Strokin

I help people. I’m pretty fuckin awesome at it too.  Not to be totally obnoxious, but its true; plus I’ve been working on giving myself more credit.  The funniest thing is that sometimes people think theres a secret, or that somehow I’ve gotten to some magical plateau of peace and now I’m not working just as hard as they are.  I’ll promise you, I’m swimming just as hard and my lungs sometimes hurt from holding my breath under water.  I try to put it all out here in my words because I like to see where I’ve been. I like to remember that I’ve been through some SHIT but I got through on the other side of it and I conquered it.

Say you’ll go to nirvana
Will you leave Samsara?
In the words of Dhammapada
Who will lead? Who will follow?

I can only hope that I live my simple flawed life openly and without shame so that someone else may feel comfortable to do the same.  My coworker and her husband got me the absolute perfect birthday card, as it concluded with the words “Happy Birthday, Dreamer.”  It made me happy that the things that some may hold against me were being celebrated, albeit satirically but I’ll take it.  I was speaking with Ken and she remarked on how ironic it is that the things we desire and request of God, can terrify us when delivered.  That is human.  When we can take a deep breath and dive head first into our overflow…that is divine. These days I’m working towards divinity.

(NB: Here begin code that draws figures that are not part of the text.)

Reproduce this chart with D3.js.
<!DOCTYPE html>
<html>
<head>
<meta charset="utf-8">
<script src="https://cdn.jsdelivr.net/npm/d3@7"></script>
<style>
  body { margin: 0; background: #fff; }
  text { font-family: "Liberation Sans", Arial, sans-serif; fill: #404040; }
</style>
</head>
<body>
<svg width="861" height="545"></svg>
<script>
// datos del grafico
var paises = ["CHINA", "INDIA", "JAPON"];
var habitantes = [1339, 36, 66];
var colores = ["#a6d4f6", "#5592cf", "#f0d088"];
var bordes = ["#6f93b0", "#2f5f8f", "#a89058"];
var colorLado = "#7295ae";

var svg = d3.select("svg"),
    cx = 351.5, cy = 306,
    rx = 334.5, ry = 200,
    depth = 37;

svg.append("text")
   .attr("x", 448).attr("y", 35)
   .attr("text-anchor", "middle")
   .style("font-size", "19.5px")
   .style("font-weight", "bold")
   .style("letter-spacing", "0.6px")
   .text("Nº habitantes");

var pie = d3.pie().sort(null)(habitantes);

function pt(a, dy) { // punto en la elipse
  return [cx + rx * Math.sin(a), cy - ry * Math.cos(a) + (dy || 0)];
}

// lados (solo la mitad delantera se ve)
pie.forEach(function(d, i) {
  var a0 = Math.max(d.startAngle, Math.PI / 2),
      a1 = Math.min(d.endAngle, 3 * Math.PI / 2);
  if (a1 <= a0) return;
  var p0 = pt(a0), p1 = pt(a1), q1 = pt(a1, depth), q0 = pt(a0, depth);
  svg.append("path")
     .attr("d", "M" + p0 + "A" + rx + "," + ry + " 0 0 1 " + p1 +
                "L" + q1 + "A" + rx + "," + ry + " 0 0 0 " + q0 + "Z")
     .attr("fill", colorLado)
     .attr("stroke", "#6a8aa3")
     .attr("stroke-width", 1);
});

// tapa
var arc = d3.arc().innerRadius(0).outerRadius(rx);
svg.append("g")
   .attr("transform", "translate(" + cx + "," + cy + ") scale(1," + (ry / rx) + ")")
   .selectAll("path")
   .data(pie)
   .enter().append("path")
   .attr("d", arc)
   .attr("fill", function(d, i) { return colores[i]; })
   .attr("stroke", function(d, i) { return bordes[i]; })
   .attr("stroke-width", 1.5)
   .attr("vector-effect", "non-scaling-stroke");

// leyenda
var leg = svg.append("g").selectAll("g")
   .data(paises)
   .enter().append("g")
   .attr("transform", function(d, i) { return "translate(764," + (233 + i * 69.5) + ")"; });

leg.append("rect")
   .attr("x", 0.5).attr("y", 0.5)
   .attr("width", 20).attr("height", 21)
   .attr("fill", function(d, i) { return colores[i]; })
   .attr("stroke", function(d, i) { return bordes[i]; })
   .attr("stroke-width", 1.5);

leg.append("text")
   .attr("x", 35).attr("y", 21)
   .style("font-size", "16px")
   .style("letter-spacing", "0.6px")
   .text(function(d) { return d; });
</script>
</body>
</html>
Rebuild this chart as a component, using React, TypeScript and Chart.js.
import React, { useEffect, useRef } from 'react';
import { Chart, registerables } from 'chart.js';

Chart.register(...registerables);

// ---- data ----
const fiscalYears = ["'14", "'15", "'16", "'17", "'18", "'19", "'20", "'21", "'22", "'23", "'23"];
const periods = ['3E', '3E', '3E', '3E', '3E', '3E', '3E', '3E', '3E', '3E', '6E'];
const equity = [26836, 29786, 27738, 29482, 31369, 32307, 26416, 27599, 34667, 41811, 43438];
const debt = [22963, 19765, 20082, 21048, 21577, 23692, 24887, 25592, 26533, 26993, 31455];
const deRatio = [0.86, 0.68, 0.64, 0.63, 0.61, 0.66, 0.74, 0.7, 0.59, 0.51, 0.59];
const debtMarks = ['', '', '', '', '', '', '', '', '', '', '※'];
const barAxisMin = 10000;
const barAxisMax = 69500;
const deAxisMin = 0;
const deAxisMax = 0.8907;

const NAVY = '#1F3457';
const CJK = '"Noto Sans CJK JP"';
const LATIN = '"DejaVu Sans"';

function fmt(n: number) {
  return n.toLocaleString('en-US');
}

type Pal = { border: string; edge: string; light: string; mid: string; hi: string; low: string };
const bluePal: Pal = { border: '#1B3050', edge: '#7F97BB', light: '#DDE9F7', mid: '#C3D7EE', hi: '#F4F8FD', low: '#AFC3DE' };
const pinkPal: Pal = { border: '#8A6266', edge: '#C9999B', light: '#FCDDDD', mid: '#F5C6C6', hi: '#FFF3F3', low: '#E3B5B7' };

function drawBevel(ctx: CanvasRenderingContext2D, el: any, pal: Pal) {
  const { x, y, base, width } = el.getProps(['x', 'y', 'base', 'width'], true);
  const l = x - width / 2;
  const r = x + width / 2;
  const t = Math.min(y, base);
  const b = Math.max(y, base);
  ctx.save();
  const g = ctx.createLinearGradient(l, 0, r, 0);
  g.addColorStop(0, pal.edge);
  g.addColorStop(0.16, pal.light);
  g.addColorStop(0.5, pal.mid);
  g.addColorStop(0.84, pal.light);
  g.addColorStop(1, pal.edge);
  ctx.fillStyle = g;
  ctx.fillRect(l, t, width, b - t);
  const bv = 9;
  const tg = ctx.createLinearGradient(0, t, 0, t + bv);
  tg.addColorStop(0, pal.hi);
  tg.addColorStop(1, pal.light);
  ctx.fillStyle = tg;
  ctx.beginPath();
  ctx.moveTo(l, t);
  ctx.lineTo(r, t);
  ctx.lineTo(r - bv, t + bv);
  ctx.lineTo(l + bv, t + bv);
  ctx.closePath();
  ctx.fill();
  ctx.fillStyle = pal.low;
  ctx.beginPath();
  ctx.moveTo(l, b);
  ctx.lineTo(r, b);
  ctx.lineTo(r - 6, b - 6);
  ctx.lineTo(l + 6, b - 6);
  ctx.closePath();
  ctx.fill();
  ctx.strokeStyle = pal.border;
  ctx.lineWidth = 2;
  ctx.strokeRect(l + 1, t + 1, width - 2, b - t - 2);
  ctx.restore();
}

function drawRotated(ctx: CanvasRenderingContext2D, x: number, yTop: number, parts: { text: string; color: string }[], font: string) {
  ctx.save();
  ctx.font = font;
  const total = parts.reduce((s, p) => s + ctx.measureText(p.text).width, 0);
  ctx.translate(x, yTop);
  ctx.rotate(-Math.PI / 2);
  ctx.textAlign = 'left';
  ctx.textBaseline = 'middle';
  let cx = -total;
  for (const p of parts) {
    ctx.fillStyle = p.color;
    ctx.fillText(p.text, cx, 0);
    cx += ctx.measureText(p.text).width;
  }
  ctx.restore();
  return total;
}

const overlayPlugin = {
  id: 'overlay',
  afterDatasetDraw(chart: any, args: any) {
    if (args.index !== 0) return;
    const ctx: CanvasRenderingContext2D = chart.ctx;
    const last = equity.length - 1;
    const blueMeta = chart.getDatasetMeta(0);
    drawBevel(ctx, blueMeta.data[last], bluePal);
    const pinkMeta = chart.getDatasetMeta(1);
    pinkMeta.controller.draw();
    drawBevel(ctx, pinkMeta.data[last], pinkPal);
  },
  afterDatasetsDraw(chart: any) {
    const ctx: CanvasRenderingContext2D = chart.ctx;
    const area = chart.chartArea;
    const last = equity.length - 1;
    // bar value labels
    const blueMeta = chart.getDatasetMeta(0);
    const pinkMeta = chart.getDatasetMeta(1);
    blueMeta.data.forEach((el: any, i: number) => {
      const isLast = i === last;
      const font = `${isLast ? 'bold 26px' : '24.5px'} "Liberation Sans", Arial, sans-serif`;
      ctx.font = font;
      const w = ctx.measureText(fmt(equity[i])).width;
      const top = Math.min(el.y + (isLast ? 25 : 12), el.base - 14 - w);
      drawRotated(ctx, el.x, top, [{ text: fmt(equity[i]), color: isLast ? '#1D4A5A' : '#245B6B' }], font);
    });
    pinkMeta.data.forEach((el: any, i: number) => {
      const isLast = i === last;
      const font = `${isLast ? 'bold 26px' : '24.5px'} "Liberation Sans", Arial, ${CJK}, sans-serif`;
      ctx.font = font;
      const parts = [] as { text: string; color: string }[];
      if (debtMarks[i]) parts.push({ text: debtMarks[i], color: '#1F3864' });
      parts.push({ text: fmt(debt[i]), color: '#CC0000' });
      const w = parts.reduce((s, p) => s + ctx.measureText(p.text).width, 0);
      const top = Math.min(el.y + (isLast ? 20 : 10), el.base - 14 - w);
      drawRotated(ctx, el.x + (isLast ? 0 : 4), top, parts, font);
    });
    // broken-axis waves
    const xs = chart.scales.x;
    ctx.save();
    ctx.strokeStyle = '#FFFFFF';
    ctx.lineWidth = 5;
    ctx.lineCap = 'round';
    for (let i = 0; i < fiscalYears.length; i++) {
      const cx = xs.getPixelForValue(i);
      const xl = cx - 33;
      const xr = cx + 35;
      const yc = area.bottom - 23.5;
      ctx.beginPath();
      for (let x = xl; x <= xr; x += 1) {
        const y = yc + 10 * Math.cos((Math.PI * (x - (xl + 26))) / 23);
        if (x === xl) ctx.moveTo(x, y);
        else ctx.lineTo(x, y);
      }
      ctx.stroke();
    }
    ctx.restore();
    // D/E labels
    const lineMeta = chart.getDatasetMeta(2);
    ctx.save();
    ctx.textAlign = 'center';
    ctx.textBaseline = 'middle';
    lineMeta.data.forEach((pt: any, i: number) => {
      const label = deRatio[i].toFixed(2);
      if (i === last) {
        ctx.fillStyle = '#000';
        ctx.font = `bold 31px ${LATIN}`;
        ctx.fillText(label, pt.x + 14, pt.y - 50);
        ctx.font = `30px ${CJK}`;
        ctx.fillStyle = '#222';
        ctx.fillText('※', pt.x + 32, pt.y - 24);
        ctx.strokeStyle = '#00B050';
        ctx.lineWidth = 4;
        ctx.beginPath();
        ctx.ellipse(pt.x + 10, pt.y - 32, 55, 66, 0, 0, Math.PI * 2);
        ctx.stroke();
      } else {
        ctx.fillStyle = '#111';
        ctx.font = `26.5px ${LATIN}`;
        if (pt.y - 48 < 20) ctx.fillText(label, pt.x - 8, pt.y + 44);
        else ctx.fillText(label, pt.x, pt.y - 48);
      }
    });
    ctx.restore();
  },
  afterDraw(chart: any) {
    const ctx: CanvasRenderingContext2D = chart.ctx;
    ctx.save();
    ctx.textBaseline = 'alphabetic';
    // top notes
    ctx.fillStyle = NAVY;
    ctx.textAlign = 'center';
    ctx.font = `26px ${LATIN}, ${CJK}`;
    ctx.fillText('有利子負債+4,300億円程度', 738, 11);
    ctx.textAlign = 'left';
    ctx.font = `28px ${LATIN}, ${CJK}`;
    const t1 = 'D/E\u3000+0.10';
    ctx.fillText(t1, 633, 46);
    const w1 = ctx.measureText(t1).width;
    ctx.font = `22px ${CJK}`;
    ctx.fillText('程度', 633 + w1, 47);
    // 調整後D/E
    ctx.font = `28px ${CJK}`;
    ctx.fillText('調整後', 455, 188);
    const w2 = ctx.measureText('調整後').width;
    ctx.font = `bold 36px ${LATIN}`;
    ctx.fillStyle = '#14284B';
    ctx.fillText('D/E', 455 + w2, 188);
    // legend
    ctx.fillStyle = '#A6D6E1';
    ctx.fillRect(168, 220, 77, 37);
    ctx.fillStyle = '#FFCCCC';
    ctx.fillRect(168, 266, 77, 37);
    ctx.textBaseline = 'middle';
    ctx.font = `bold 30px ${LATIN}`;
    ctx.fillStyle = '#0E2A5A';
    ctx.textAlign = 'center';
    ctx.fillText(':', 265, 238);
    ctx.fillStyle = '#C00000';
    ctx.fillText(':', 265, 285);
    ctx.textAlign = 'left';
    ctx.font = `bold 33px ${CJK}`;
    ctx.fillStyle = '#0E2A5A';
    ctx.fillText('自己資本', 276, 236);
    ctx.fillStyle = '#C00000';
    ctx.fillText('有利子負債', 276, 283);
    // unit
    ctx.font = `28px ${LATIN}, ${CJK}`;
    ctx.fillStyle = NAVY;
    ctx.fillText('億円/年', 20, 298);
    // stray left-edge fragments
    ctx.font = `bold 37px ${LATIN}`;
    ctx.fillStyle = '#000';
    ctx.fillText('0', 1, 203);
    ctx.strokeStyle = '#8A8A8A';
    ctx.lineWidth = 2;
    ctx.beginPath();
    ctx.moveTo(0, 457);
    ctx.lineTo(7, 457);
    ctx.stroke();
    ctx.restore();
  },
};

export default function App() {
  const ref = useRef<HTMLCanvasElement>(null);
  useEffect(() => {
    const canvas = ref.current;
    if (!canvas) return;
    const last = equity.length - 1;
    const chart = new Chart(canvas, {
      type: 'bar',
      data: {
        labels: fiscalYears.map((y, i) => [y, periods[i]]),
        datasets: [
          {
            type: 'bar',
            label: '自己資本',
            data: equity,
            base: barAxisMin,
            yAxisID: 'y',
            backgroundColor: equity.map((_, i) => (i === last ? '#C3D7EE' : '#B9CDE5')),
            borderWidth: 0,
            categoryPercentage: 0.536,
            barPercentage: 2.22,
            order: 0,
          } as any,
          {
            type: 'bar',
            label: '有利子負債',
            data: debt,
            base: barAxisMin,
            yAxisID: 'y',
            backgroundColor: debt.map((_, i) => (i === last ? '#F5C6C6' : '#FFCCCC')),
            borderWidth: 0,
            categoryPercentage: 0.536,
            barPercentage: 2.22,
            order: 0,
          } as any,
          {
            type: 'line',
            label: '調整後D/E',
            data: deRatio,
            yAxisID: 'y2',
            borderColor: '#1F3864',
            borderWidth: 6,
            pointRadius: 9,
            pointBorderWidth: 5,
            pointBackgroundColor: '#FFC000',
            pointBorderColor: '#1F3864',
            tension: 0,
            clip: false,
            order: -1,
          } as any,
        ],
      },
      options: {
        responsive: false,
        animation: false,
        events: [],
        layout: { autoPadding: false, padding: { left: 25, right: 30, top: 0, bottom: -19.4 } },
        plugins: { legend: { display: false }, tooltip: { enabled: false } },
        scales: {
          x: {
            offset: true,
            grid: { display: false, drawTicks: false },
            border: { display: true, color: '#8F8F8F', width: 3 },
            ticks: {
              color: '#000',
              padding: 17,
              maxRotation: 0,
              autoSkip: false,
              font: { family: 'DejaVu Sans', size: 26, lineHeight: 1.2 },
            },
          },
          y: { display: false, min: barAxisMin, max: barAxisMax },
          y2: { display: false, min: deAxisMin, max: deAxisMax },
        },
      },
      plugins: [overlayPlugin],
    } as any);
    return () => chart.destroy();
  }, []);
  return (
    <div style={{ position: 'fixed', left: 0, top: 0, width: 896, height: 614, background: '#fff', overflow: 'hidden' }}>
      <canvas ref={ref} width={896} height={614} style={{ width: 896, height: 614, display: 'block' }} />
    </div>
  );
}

I was thinking of a way I can incorporate studying abroad into my dissertation.  What question can I ask that will allow me to swim in foreign waters?  It hasn’t come to me, and it may not for a while but I have a few places that I know hold something for me.  More and more things are being relieved to me because I’m seeing. Truly seeing things not as they are but as I am; anointed.  I can’t make that make anymore sense than it does.